**Set task**
Return only the lines running from the line with "What React, TypeScript" down to the line with "import * as", both included, exactly as they appear.

-- Start Data rows --

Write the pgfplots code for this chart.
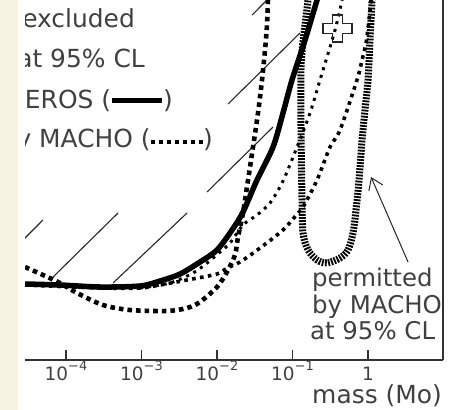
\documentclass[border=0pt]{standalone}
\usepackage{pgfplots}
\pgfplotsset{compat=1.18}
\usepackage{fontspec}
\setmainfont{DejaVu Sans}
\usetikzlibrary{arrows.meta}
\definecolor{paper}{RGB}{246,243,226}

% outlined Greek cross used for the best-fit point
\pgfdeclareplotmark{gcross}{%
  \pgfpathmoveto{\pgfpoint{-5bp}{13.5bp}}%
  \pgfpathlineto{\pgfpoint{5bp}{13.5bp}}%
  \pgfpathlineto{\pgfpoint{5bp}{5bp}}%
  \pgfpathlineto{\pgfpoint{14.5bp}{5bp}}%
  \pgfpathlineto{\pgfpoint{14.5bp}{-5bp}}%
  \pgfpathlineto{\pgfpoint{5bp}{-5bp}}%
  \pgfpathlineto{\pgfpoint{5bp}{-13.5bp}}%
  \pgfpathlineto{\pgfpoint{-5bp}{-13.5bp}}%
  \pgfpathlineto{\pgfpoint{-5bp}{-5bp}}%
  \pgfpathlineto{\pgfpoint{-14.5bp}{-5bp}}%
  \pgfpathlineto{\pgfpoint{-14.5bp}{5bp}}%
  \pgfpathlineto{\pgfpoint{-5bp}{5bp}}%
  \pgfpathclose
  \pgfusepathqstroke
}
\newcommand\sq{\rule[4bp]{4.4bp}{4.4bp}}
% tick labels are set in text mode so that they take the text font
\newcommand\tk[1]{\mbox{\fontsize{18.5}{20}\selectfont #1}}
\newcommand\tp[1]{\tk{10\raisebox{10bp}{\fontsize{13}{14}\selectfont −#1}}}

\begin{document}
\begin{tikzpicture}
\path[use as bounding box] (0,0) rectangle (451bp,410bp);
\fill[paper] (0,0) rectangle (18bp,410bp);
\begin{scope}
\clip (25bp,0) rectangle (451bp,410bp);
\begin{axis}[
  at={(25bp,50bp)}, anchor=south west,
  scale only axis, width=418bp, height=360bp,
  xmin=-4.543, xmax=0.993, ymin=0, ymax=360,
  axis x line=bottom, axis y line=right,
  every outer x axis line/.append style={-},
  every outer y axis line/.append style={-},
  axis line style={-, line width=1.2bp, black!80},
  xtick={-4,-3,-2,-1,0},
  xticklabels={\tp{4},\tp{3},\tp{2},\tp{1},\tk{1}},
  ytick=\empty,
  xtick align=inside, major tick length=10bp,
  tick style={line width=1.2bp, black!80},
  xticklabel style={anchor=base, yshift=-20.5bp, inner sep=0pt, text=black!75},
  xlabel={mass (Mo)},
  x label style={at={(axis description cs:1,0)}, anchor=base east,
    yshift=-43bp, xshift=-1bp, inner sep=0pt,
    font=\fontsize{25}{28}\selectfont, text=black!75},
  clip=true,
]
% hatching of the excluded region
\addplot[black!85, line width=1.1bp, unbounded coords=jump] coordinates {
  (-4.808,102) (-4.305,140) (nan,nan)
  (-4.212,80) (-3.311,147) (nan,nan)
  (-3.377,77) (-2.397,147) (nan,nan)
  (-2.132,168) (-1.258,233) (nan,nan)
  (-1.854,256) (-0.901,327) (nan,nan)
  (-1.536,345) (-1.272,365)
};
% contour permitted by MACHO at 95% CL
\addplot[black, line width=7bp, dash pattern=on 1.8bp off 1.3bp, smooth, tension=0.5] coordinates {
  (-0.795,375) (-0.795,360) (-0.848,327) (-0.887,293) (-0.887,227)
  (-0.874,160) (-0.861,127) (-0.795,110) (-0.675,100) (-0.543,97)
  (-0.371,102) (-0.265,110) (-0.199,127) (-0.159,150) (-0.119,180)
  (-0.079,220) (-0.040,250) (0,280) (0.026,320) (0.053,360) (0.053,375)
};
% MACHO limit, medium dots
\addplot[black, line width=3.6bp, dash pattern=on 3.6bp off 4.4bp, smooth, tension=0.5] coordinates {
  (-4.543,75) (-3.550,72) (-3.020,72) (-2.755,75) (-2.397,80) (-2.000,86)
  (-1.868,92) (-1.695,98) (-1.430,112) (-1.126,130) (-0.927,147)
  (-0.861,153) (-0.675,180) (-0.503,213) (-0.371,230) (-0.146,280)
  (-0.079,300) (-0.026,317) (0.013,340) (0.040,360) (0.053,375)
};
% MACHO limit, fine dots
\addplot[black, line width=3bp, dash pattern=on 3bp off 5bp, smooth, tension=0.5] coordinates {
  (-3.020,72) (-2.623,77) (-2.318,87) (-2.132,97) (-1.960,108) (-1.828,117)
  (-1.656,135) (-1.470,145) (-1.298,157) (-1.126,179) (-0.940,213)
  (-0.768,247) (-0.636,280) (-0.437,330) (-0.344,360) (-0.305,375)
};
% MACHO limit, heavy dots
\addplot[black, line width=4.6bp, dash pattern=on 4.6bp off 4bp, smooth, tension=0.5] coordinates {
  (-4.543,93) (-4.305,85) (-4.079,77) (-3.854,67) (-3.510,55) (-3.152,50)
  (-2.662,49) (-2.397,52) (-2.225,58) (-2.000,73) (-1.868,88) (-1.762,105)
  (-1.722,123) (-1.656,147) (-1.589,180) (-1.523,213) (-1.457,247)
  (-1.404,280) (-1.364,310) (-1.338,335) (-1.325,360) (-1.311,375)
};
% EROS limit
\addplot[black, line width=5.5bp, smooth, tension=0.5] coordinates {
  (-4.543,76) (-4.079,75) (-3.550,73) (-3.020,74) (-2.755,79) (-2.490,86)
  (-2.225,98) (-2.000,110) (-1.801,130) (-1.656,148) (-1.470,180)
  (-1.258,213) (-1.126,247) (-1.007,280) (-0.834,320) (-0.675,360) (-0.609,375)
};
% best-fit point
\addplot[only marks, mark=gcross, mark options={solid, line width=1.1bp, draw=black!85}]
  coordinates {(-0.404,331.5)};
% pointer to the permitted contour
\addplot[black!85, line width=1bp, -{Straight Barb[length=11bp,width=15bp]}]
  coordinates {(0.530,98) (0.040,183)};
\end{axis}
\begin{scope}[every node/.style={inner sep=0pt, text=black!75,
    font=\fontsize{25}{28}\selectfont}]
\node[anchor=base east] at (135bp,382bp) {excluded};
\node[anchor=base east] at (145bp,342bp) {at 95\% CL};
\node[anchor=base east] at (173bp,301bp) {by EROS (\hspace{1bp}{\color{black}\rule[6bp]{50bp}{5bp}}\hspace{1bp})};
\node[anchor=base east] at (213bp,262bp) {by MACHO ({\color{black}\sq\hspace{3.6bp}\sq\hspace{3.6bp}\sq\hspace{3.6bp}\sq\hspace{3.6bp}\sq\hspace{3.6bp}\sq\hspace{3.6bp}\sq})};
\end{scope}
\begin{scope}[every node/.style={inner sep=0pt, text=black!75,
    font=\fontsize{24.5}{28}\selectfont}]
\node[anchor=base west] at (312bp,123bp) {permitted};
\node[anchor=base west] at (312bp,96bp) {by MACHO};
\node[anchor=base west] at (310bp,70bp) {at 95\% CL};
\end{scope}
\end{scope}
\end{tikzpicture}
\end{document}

-- End Data rows --
-- Start Data rows --

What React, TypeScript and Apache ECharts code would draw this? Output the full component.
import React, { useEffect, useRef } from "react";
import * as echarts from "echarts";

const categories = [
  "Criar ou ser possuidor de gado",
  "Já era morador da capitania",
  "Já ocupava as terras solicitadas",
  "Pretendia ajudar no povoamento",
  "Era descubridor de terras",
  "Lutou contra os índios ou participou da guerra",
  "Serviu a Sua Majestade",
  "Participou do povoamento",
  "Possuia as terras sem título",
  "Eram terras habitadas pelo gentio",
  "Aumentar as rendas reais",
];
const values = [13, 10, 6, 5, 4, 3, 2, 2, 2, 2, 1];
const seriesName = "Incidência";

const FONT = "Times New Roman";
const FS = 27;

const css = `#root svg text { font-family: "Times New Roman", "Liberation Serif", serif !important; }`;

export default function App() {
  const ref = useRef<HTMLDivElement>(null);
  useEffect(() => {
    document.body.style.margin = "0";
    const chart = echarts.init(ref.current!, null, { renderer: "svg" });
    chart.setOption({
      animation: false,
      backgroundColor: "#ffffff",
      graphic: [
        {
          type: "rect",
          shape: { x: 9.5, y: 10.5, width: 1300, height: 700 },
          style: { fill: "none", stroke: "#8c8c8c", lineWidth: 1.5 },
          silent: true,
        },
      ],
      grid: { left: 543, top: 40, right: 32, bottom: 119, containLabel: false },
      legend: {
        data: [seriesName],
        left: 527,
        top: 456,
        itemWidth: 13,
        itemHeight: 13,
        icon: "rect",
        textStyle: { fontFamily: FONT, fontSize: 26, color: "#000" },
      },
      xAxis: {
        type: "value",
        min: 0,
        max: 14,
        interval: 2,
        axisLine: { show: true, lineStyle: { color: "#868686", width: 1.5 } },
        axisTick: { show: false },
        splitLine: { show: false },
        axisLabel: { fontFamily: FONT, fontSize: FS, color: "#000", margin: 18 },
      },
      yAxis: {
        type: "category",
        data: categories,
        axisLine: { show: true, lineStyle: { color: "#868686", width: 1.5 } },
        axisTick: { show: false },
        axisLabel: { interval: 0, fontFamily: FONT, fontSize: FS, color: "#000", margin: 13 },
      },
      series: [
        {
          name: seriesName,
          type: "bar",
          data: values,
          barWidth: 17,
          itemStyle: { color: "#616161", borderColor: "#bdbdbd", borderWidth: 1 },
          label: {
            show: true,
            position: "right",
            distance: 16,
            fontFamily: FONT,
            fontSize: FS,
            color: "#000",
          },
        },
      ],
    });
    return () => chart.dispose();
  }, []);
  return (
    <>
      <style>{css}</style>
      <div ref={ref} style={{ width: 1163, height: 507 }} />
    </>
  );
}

-- End Data rows --

**Reply**
What React, TypeScript and Apache ECharts code would draw this? Output the full component.
import React, { useEffect, useRef } from "react";
import * as echarts from "echarts";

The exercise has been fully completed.